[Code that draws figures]
━━━━━━━━━━━━━━━━━━━━

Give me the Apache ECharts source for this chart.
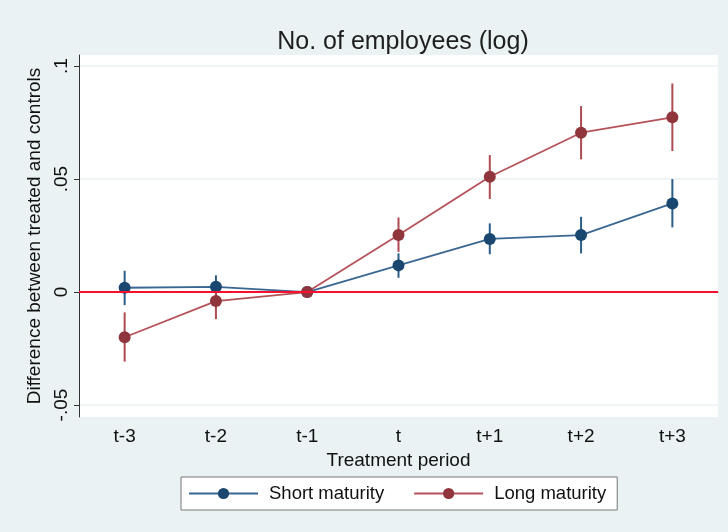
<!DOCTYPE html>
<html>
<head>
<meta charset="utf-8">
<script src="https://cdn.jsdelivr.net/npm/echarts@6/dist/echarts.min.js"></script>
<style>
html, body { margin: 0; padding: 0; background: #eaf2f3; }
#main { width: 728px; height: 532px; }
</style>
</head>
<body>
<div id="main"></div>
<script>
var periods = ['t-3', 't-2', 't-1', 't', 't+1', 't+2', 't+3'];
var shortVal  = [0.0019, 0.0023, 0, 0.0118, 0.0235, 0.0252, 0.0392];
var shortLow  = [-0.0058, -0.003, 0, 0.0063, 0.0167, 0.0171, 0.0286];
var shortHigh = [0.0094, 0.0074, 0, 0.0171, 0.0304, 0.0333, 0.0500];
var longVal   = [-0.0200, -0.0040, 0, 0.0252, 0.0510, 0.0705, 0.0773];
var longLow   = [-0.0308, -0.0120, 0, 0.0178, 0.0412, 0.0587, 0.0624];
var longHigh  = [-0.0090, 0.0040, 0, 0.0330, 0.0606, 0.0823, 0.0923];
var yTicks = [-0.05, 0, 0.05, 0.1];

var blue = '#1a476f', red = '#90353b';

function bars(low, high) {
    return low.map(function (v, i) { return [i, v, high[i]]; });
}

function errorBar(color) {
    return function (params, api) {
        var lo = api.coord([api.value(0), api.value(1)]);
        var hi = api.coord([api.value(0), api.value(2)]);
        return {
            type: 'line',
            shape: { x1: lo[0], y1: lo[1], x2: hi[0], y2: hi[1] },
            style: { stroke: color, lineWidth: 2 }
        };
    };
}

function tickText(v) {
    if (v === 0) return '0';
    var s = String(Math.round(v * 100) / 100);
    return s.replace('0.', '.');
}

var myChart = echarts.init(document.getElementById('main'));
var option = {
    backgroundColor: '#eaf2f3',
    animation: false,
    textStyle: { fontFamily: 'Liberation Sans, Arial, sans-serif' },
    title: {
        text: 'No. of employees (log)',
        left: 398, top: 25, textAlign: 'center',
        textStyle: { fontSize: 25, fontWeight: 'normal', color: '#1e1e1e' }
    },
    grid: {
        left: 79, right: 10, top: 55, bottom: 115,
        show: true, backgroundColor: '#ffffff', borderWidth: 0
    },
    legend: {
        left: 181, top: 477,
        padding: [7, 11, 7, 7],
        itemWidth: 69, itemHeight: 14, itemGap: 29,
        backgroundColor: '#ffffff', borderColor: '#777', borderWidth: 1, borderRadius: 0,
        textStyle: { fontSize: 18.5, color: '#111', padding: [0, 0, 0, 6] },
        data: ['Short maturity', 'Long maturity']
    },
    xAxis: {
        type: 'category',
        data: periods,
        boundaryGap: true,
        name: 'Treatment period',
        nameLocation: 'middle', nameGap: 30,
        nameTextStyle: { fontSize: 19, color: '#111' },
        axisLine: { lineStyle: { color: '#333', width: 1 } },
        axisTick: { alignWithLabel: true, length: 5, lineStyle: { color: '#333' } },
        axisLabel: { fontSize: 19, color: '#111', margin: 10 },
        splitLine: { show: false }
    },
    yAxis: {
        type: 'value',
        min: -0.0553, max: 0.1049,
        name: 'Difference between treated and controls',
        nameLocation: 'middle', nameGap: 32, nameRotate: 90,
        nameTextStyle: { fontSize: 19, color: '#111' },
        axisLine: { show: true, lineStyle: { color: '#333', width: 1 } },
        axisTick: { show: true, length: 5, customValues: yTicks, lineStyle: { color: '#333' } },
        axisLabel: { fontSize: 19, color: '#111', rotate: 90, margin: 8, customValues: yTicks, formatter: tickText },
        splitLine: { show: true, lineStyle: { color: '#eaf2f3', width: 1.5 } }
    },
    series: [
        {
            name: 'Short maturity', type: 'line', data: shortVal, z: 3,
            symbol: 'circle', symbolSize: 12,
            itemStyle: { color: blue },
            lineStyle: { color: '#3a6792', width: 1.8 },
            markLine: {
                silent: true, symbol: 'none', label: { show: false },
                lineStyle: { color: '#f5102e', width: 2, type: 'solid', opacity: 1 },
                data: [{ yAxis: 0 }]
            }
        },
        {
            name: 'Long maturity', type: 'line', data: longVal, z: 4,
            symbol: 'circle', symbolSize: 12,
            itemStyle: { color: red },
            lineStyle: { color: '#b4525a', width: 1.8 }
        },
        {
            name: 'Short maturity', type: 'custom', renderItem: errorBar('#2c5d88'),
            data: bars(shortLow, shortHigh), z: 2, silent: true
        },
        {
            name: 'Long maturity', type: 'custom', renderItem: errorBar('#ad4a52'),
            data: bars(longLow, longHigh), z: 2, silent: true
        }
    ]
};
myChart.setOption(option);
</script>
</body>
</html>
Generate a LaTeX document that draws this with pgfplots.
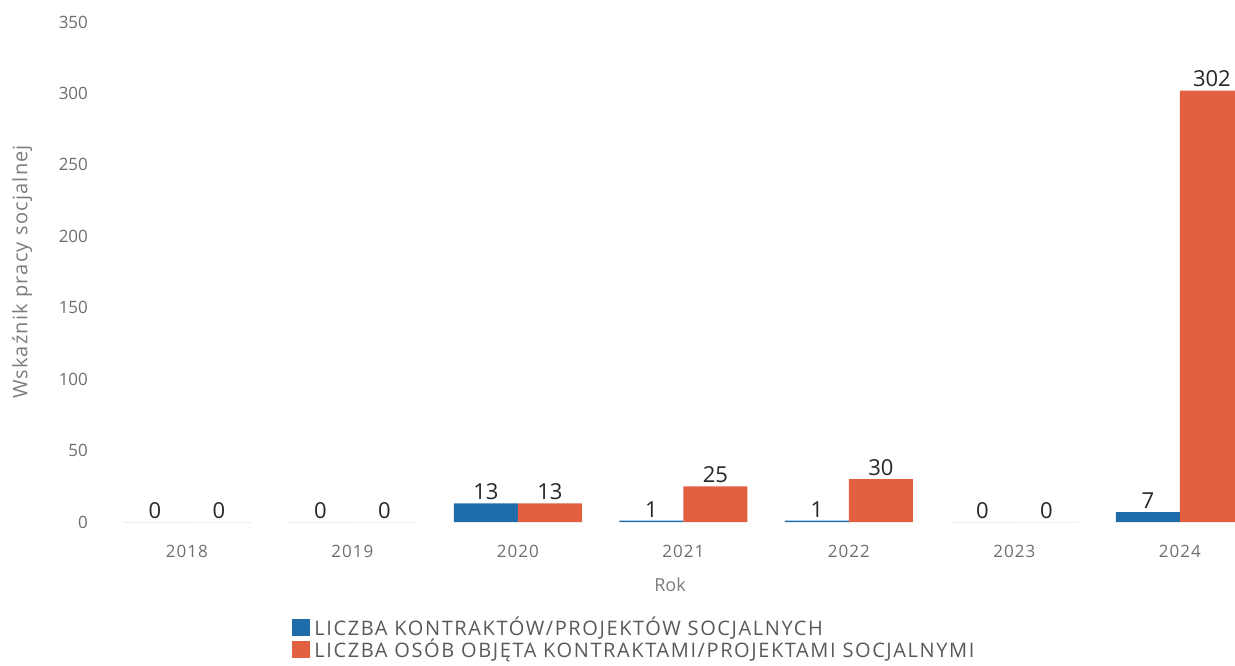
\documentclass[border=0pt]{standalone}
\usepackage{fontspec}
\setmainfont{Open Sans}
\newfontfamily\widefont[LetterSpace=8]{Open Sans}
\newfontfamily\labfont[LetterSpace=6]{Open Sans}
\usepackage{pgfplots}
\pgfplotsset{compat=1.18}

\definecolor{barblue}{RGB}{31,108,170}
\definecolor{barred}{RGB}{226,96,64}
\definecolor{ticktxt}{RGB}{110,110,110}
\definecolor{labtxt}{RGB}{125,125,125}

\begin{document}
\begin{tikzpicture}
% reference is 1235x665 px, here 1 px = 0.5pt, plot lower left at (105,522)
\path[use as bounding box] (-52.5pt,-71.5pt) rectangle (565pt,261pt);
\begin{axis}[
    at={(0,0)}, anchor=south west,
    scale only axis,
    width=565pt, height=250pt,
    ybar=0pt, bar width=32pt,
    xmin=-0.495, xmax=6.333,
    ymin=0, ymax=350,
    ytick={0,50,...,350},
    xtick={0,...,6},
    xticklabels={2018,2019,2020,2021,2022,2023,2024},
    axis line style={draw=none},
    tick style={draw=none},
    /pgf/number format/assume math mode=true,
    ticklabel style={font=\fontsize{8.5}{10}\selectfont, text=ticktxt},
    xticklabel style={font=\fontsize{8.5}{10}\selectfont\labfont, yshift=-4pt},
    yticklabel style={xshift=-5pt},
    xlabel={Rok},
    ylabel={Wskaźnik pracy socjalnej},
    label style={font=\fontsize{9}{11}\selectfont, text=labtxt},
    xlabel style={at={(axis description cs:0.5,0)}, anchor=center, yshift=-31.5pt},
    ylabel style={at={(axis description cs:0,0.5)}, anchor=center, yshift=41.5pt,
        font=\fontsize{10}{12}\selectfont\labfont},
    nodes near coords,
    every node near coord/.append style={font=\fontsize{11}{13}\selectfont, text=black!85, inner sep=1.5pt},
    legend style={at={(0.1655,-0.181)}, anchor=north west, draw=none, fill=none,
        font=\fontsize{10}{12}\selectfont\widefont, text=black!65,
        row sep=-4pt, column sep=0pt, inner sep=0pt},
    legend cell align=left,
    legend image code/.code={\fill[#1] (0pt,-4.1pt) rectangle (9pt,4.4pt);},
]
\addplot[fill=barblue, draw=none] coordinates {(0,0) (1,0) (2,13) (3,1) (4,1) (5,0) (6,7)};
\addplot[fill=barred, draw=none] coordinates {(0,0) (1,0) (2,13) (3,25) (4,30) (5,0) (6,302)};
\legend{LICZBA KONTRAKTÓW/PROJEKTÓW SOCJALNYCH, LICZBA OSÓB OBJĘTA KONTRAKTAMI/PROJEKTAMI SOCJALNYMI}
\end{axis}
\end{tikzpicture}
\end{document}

━━━━━━━━━━━━━━━━━━━━

REQUIREMENT:
Please write out all of the material above without changing a word, and omit any pictures.

FULL SOLUTION:
Give me the Apache ECharts source for this chart.
<!DOCTYPE html>
<html>
<head>
<meta charset="utf-8">
<script src="https://cdn.jsdelivr.net/npm/echarts@6/dist/echarts.min.js"></script>
<style>
html, body { margin: 0; padding: 0; background: #eaf2f3; }
#main { width: 728px; height: 532px; }
</style>
</head>
<body>
<div id="main"></div>
<script>
var periods = ['t-3', 't-2', 't-1', 't', 't+1', 't+2', 't+3'];
var shortVal  = [0.0019, 0.0023, 0, 0.0118, 0.0235, 0.0252, 0.0392];
var shortLow  = [-0.0058, -0.003, 0, 0.0063, 0.0167, 0.0171, 0.0286];
var shortHigh = [0.0094, 0.0074, 0, 0.0171, 0.0304, 0.0333, 0.0500];
var longVal   = [-0.0200, -0.0040, 0, 0.0252, 0.0510, 0.0705, 0.0773];
var longLow   = [-0.0308, -0.0120, 0, 0.0178, 0.0412, 0.0587, 0.0624];
var longHigh  = [-0.0090, 0.0040, 0, 0.0330, 0.0606, 0.0823, 0.0923];
var yTicks = [-0.05, 0, 0.05, 0.1];

var blue = '#1a476f', red = '#90353b';

function bars(low, high) {
    return low.map(function (v, i) { return [i, v, high[i]]; });
}

function errorBar(color) {
    return function (params, api) {
        var lo = api.coord([api.value(0), api.value(1)]);
        var hi = api.coord([api.value(0), api.value(2)]);
        return {
            type: 'line',
            shape: { x1: lo[0], y1: lo[1], x2: hi[0], y2: hi[1] },
            style: { stroke: color, lineWidth: 2 }
        };
    };
}

function tickText(v) {
    if (v === 0) return '0';
    var s = String(Math.round(v * 100) / 100);
    return s.replace('0.', '.');
}

var myChart = echarts.init(document.getElementById('main'));
var option = {
    backgroundColor: '#eaf2f3',
    animation: false,
    textStyle: { fontFamily: 'Liberation Sans, Arial, sans-serif' },
    title: {
        text: 'No. of employees (log)',
        left: 398, top: 25, textAlign: 'center',
        textStyle: { fontSize: 25, fontWeight: 'normal', color: '#1e1e1e' }
    },
    grid: {
        left: 79, right: 10, top: 55, bottom: 115,
        show: true, backgroundColor: '#ffffff', borderWidth: 0
    },
    legend: {
        left: 181, top: 477,
        padding: [7, 11, 7, 7],
        itemWidth: 69, itemHeight: 14, itemGap: 29,
        backgroundColor: '#ffffff', borderColor: '#777', borderWidth: 1, borderRadius: 0,
        textStyle: { fontSize: 18.5, color: '#111', padding: [0, 0, 0, 6] },
        data: ['Short maturity', 'Long maturity']
    },
    xAxis: {
        type: 'category',
        data: periods,
        boundaryGap: true,
        name: 'Treatment period',
        nameLocation: 'middle', nameGap: 30,
        nameTextStyle: { fontSize: 19, color: '#111' },
        axisLine: { lineStyle: { color: '#333', width: 1 } },
        axisTick: { alignWithLabel: true, length: 5, lineStyle: { color: '#333' } },
        axisLabel: { fontSize: 19, color: '#111', margin: 10 },
        splitLine: { show: false }
    },
    yAxis: {
        type: 'value',
        min: -0.0553, max: 0.1049,
        name: 'Difference between treated and controls',
        nameLocation: 'middle', nameGap: 32, nameRotate: 90,
        nameTextStyle: { fontSize: 19, color: '#111' },
        axisLine: { show: true, lineStyle: { color: '#333', width: 1 } },
        axisTick: { show: true, length: 5, customValues: yTicks, lineStyle: { color: '#333' } },
        axisLabel: { fontSize: 19, color: '#111', rotate: 90, margin: 8, customValues: yTicks, formatter: tickText },
        splitLine: { show: true, lineStyle: { color: '#eaf2f3', width: 1.5 } }
    },
    series: [
        {
            name: 'Short maturity', type: 'line', data: shortVal, z: 3,
            symbol: 'circle', symbolSize: 12,
            itemStyle: { color: blue },
            lineStyle: { color: '#3a6792', width: 1.8 },
            markLine: {
                silent: true, symbol: 'none', label: { show: false },
                lineStyle: { color: '#f5102e', width: 2, type: 'solid', opacity: 1 },
                data: [{ yAxis: 0 }]
            }
        },
        {
            name: 'Long maturity', type: 'line', data: longVal, z: 4,
            symbol: 'circle', symbolSize: 12,
            itemStyle: { color: red },
            lineStyle: { color: '#b4525a', width: 1.8 }
        },
        {
            name: 'Short maturity', type: 'custom', renderItem: errorBar('#2c5d88'),
            data: bars(shortLow, shortHigh), z: 2, silent: true
        },
        {
            name: 'Long maturity', type: 'custom', renderItem: errorBar('#ad4a52'),
            data: bars(longLow, longHigh), z: 2, silent: true
        }
    ]
};
myChart.setOption(option);
</script>
</body>
</html>
Generate a LaTeX document that draws this with pgfplots.
\documentclass[border=0pt]{standalone}
\usepackage{fontspec}
\setmainfont{Open Sans}
\newfontfamily\widefont[LetterSpace=8]{Open Sans}
\newfontfamily\labfont[LetterSpace=6]{Open Sans}
\usepackage{pgfplots}
\pgfplotsset{compat=1.18}

\definecolor{barblue}{RGB}{31,108,170}
\definecolor{barred}{RGB}{226,96,64}
\definecolor{ticktxt}{RGB}{110,110,110}
\definecolor{labtxt}{RGB}{125,125,125}

\begin{document}
\begin{tikzpicture}
% reference is 1235x665 px, here 1 px = 0.5pt, plot lower left at (105,522)
\path[use as bounding box] (-52.5pt,-71.5pt) rectangle (565pt,261pt);
\begin{axis}[
    at={(0,0)}, anchor=south west,
    scale only axis,
    width=565pt, height=250pt,
    ybar=0pt, bar width=32pt,
    xmin=-0.495, xmax=6.333,
    ymin=0, ymax=350,
    ytick={0,50,...,350},
    xtick={0,...,6},
    xticklabels={2018,2019,2020,2021,2022,2023,2024},
    axis line style={draw=none},
    tick style={draw=none},
    /pgf/number format/assume math mode=true,
    ticklabel style={font=\fontsize{8.5}{10}\selectfont, text=ticktxt},
    xticklabel style={font=\fontsize{8.5}{10}\selectfont\labfont, yshift=-4pt},
    yticklabel style={xshift=-5pt},
    xlabel={Rok},
    ylabel={Wskaźnik pracy socjalnej},
    label style={font=\fontsize{9}{11}\selectfont, text=labtxt},
    xlabel style={at={(axis description cs:0.5,0)}, anchor=center, yshift=-31.5pt},
    ylabel style={at={(axis description cs:0,0.5)}, anchor=center, yshift=41.5pt,
        font=\fontsize{10}{12}\selectfont\labfont},
    nodes near coords,
    every node near coord/.append style={font=\fontsize{11}{13}\selectfont, text=black!85, inner sep=1.5pt},
    legend style={at={(0.1655,-0.181)}, anchor=north west, draw=none, fill=none,
        font=\fontsize{10}{12}\selectfont\widefont, text=black!65,
        row sep=-4pt, column sep=0pt, inner sep=0pt},
    legend cell align=left,
    legend image code/.code={\fill[#1] (0pt,-4.1pt) rectangle (9pt,4.4pt);},
]
\addplot[fill=barblue, draw=none] coordinates {(0,0) (1,0) (2,13) (3,1) (4,1) (5,0) (6,7)};
\addplot[fill=barred, draw=none] coordinates {(0,0) (1,0) (2,13) (3,25) (4,30) (5,0) (6,302)};
\legend{LICZBA KONTRAKTÓW/PROJEKTÓW SOCJALNYCH, LICZBA OSÓB OBJĘTA KONTRAKTAMI/PROJEKTAMI SOCJALNYMI}
\end{axis}
\end{tikzpicture}
\end{document}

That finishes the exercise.